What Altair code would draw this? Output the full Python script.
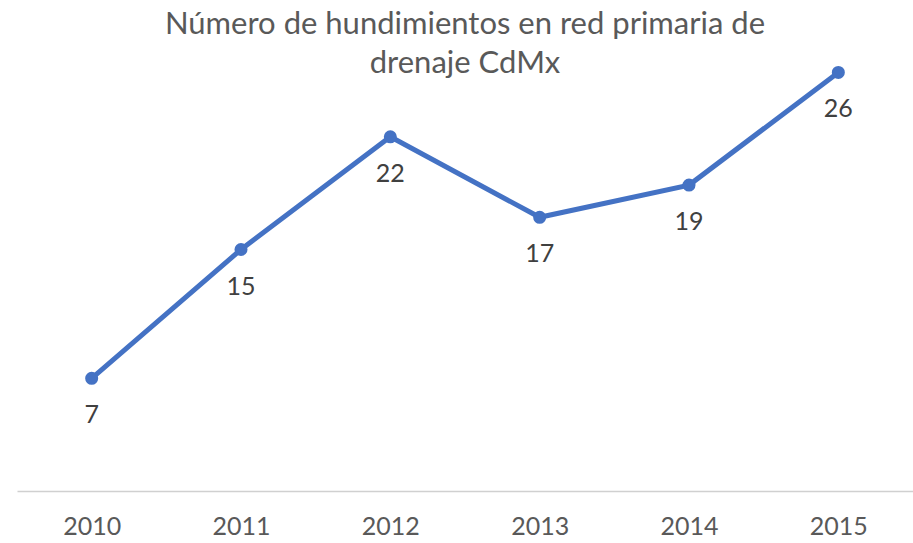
import altair as alt
import pandas as pd

years = ["2010", "2011", "2012", "2013", "2014", "2015"]
values = [7, 15, 22, 17, 19, 26]

df = pd.DataFrame({"year": years, "value": values})

FONT = "Lato"

x = alt.X("year:N", sort=years, title=None,
          scale=alt.Scale(paddingInner=1, paddingOuter=0.5),
          axis=alt.Axis(labelAngle=0, labelFontSize=25, labelColor="#595959", labelFont=FONT,
                        domainColor="#d0d0d0", domainWidth=1.5, ticks=False, labelPadding=23))
y = alt.Y("value:Q", scale=alt.Scale(domain=[0, 30]), axis=None)

base = alt.Chart(df).encode(x=x, y=y)

line = base.mark_line(color="#4472C4", strokeWidth=5)
pts = base.mark_point(filled=True, color="#4472C4", size=170, opacity=1)
labels = base.mark_text(dy=37, fontSize=25, color="#404040", font=FONT).encode(text="value:Q")

chart = alt.layer(line, pts, labels).properties(
    width=896, height=483,
    title=alt.Title(["Número de hundimientos en red primaria de", "drenaje CdMx"],
                    fontSize=31, lineHeight=39, color="#595959", font=FONT, fontWeight="normal",
                    anchor="middle", baseline="top", offset=0, dy=72),
    autosize=alt.AutoSizeParams(type="none"),
    padding={"left": 17, "top": 8, "right": 0, "bottom": 52},
).configure_view(stroke=None)

chart.save("out.html", embed_options={"renderer": "svg", "actions": False})
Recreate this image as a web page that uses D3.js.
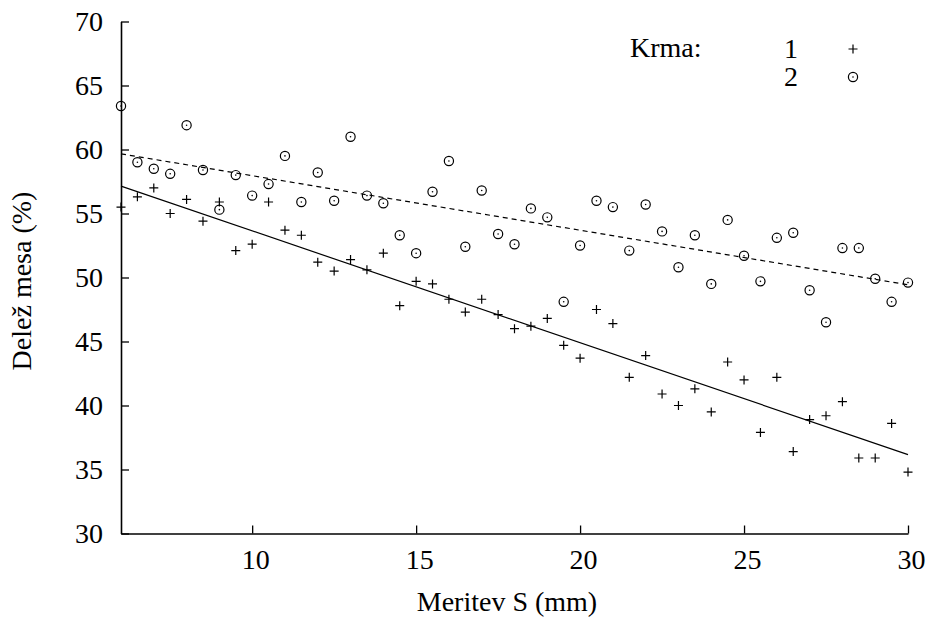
<!DOCTYPE html>
<html>
<head>
<meta charset="utf-8">
<script src="https://cdn.jsdelivr.net/npm/d3@7"></script>
<style>
  body { margin: 0; background: #fff; }
</style>
</head>
<body>
<div id="chart"></div>
<script>

// measurement S (mm), one entry per point
var meritev = [6, 6.5, 7, 7.5, 8, 8.5, 9, 9.5, 10, 10.5, 11, 11.5, 12, 12.5, 13, 13.5, 14, 14.5,
  15, 15.5, 16, 16.5, 17, 17.5, 18, 18.5, 19, 19.5, 20, 20.5, 21, 21.5, 22, 22.5, 23, 23.5,
  24, 24.5, 25, 25.5, 26, 26.5, 27, 27.5, 28, 28.5, 29, 29.5, 30]

// meat share (%) for feed 1 (+)
var krma1 = [55.5, 56.3, 57.0, 55.0, 56.1, 54.4, 55.9, 52.1, 52.6, 55.9, 53.7, 53.3, 51.2, 50.5,
  51.4, 50.6, 51.9, 47.8, 49.7, 49.5, 48.3, 47.3, 48.3, 47.1, 46.0, 46.2, 46.8, 44.7, 43.7,
  47.5, 46.4, 42.2, 43.9, 40.9, 40.0, 41.3, 39.5, 43.4, 42.0, 37.9, 42.2, 36.4, 38.9, 39.2,
  40.3, 35.9, 35.9, 38.6, 34.8]

// meat share (%) for feed 2 (circle)
var krma2 = [63.4, 59.0, 58.5, 58.1, 61.9, 58.4, 55.3, 58.0, 56.4, 57.3, 59.5, 55.9, 58.2, 56.0,
  61.0, 56.4, 55.8, 53.3, 51.9, 56.7, 59.1, 52.4, 56.8, 53.4, 52.6, 55.4, 54.7, 48.1, 52.5,
  56.0, 55.5, 52.1, 55.7, 53.6, 50.8, 53.3, 49.5, 54.5, 51.7, 49.7, 53.1, 53.5, 49.0, 46.5,
  52.3, 52.3, 49.9, 48.1, 49.6]

var xTicks = [10, 15, 20, 25, 30]
var yTicks = [30, 35, 40, 45, 50, 55, 60, 65, 70]
var legendLabels = ["1", "2"]

var width = 928, height = 618;
var serif = "'Liberation Serif'";
var fs = 28;

var svg = d3.select("#chart")
  .append("svg")
    .attr("width", width)
    .attr("height", height);

var x = d3.scaleLinear().domain([6, 30]).range([121, 908]);
var y = d3.scaleLinear().domain([30, 70]).range([533.5, 21.5]);

// axes (ticks point inward, like gnuplot)
var xAxis = svg.append("g")
  .attr("transform", "translate(0," + y(30) + ")")
  .call(d3.axisBottom(x).tickValues(xTicks).tickSizeInner(-8).tickSizeOuter(0).tickPadding(16));

var yAxis = svg.append("g")
  .attr("transform", "translate(" + x(6) + ",0)")
  .call(d3.axisLeft(y).tickValues(yTicks).tickSizeInner(-8).tickSizeOuter(0).tickPadding(18));

svg.selectAll(".domain").attr("stroke", "#000").attr("stroke-width", 1.6);
svg.selectAll(".tick line").attr("stroke", "#000").attr("stroke-width", 1.3);
svg.selectAll(".tick text")
  .style("font-family", serif)
  .attr("font-size", fs);
xAxis.selectAll(".tick text").attr("dx", 3);

// axis titles
svg.append("text")
  .attr("x", 507)
  .attr("y", 611)
  .attr("text-anchor", "middle")
  .attr("font-size", fs)
  .style("font-family", serif)
  .text("Meritev S (mm)");

svg.append("text")
  .attr("transform", "translate(31,281) rotate(-90)")
  .attr("text-anchor", "middle")
  .attr("font-size", fs)
  .style("font-family", serif)
  .text("Delež mesa (%)");

// least squares fit for each feed
function fit(xs, ys) {
  var mx = d3.mean(xs), my = d3.mean(ys);
  var sxy = d3.sum(xs, function(d, i) { return (d - mx) * (ys[i] - my); });
  var sxx = d3.sum(xs, function(d) { return (d - mx) * (d - mx); });
  var b = sxy / sxx;
  return { a: my - b * mx, b: b };
}

var fit1 = fit(meritev, krma1);
var fit2 = fit(meritev, krma2);

var line = d3.line()
  .x(function(d) { return x(d[0]); })
  .y(function(d) { return y(d[1]); });

var ends = d3.extent(meritev);

svg.append("path")
  .attr("d", line(ends.map(function(v) { return [v, fit1.a + fit1.b * v]; })))
  .attr("fill", "none")
  .attr("stroke", "#000")
  .attr("stroke-width", 1.2);

svg.append("path")
  .attr("d", line(ends.map(function(v) { return [v, fit2.a + fit2.b * v]; })))
  .attr("fill", "none")
  .attr("stroke", "#000")
  .attr("stroke-width", 1.2)
  .attr("stroke-dasharray", "5,4");

// markers
function plus(g) {
  g.append("path")
    .attr("d", "M-4.5,0H4.5M0,-4.5V4.5")
    .attr("stroke", "#000")
    .attr("stroke-width", 1.2);
}

function ring(g) {
  g.append("circle")
    .attr("r", 4.6)
    .attr("fill", "none")
    .attr("stroke", "#000")
    .attr("stroke-width", 1.2);
  g.append("circle")
    .attr("r", 0.8)
    .attr("fill", "#000");
}

svg.selectAll("g.p1")
  .data(krma1)
  .enter()
  .append("g")
    .attr("class", "p1")
    .attr("transform", function(d, i) { return "translate(" + x(meritev[i]) + "," + y(d) + ")"; })
    .each(function() { plus(d3.select(this)); });

svg.selectAll("g.p2")
  .data(krma2)
  .enter()
  .append("g")
    .attr("class", "p2")
    .attr("transform", function(d, i) { return "translate(" + x(meritev[i]) + "," + y(d) + ")"; })
    .each(function() { ring(d3.select(this)); });

// legend
var legend = svg.append("g");

legend.append("text")
  .attr("x", 630)
  .attr("y", 57)
  .attr("font-size", fs)
  .style("font-family", serif)
  .text("Krma:");

legendLabels.forEach(function(lab, i) {
  legend.append("text")
    .attr("x", 798)
    .attr("y", 58 + i * 28)
    .attr("text-anchor", "end")
    .attr("font-size", fs)
    .style("font-family", serif)
    .text(lab);
  var m = legend.append("g")
    .attr("transform", "translate(853," + (49 + i * 28) + ")");
  if (i == 0) plus(m); else ring(m);
});

</script>
</body>
</html>
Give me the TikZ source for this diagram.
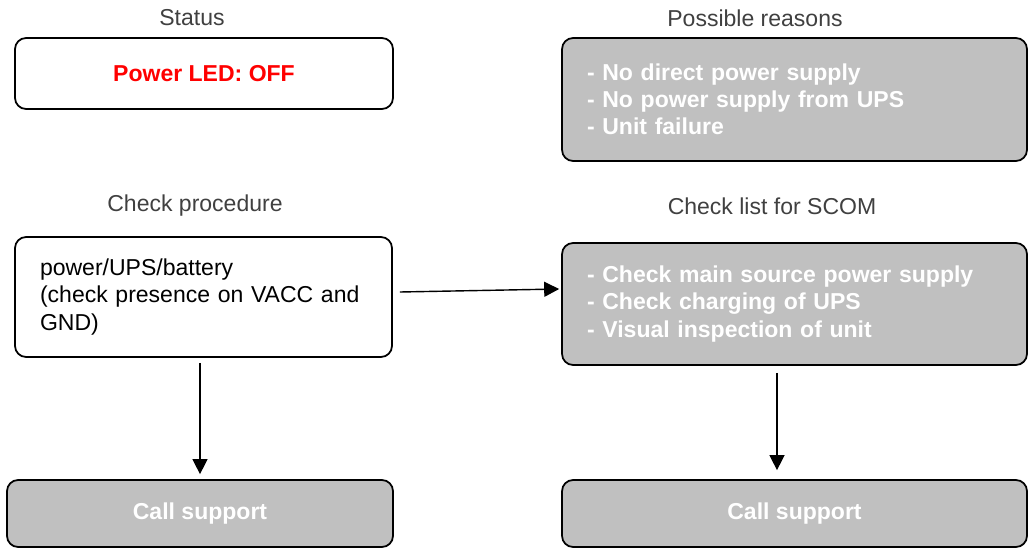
\documentclass[tikz,border=0pt]{standalone}
\usepackage{fontspec}
\setmainfont{Liberation Sans}
\usetikzlibrary{arrows.meta}
\definecolor{boxgray}{HTML}{C0C0C0}
\definecolor{headgray}{HTML}{404040}

\begin{document}
\begin{tikzpicture}[x=0.02cm, y=-0.02cm,
		every node/.style={font=\fontsize{13.1}{15.4}\selectfont},
		heading/.style={text=headgray},
		box/.style={draw, line width=1pt, rounded corners=.22cm, fill=white, inner xsep=.5cm},
		graybox/.style={box, fill=boxgray, text=white, font=\fontsize{13.1}{15.4}\selectfont\bfseries},
		arrow/.style={line width=.8pt, -{Triangle[length=.3cm, width=.3cm]}}]
		\useasboundingbox (0, 0) rectangle (1028, 548);
		%Überschriften
		\node (headStatus) [heading] at (192, 18) {Status};
		\node (headReasons) [heading] at (755, 18) {Possible reasons};
		\node (headCheck) [heading] at (195, 206) {Check procedure};
		\node (headList) [heading] at (772, 206) {Check list for SCOM};
		%Kästen
		\node (status) [box, minimum width=7.56cm, minimum height=1.42cm, text=red, font=\fontsize{13.1}{15.4}\selectfont\bfseries] at (204, 73.5) {Power LED: OFF};
		\node (reasons) [graybox, text width=8.3cm, align=left, minimum height=2.46cm] at (794.5, 99.5) {- No direct power supply\\- No power supply from UPS\\- Unit failure};
		\node (check) [box, text width=6.54cm, align=left, minimum height=2.4cm] at (203.5, 297) {power/UPS/battery\\(check presence on VACC and\\GND)};
		\node (checklist) [graybox, text width=8.3cm, align=left, minimum height=2.44cm] at (794.5, 304) {- Check main source power supply\\- Check charging of UPS\\- Visual inspection of unit};
		\node (support1) [graybox, minimum width=7.72cm, minimum height=1.34cm] at (200, 513.5) {Call support};
		\node (support2) [graybox, minimum width=9.3cm, minimum height=1.34cm] at (794.5, 513.5) {Call support};
		%Pfeile
		\draw [arrow] ([shift={(7, -5)}]check.east) to ([shift={(-2, -15)}]checklist.west);
		\draw [arrow] ([shift={(-3.5, 5)}]check.south) to ([yshift=.1cm]support1.north);
		\draw [arrow] ([shift={(-17.5, 7)}]checklist.south) to ([shift={(-17.5, -9)}]support2.north);
	\end{tikzpicture}
\end{document}
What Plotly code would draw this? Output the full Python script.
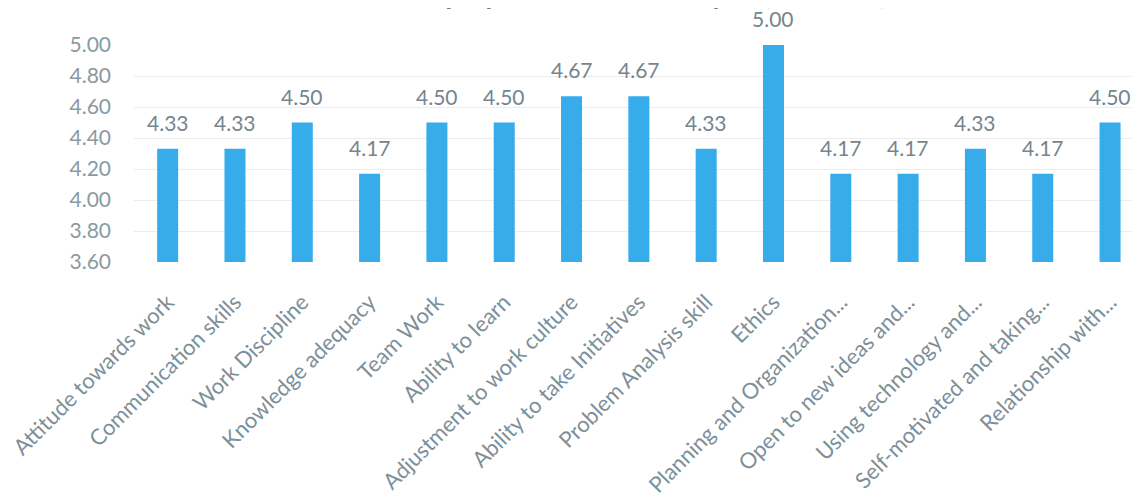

::::::::::

Above are some records; extract exactly the lines from the one containing "Recreate this image" through the one containing "40.3, 35.9, 35.9, 38.6, 34.8]" and drop the pictures.

OUTPUT OF THE TASK:
Recreate this image as a web page that uses D3.js.
<!DOCTYPE html>
<html>
<head>
<meta charset="utf-8">
<script src="https://cdn.jsdelivr.net/npm/d3@7"></script>
<style>
  body { margin: 0; background: #fff; }
</style>
</head>
<body>
<div id="chart"></div>
<script>

// measurement S (mm), one entry per point
var meritev = [6, 6.5, 7, 7.5, 8, 8.5, 9, 9.5, 10, 10.5, 11, 11.5, 12, 12.5, 13, 13.5, 14, 14.5,
  15, 15.5, 16, 16.5, 17, 17.5, 18, 18.5, 19, 19.5, 20, 20.5, 21, 21.5, 22, 22.5, 23, 23.5,
  24, 24.5, 25, 25.5, 26, 26.5, 27, 27.5, 28, 28.5, 29, 29.5, 30]

// meat share (%) for feed 1 (+)
var krma1 = [55.5, 56.3, 57.0, 55.0, 56.1, 54.4, 55.9, 52.1, 52.6, 55.9, 53.7, 53.3, 51.2, 50.5,
  51.4, 50.6, 51.9, 47.8, 49.7, 49.5, 48.3, 47.3, 48.3, 47.1, 46.0, 46.2, 46.8, 44.7, 43.7,
  47.5, 46.4, 42.2, 43.9, 40.9, 40.0, 41.3, 39.5, 43.4, 42.0, 37.9, 42.2, 36.4, 38.9, 39.2,
  40.3, 35.9, 35.9, 38.6, 34.8]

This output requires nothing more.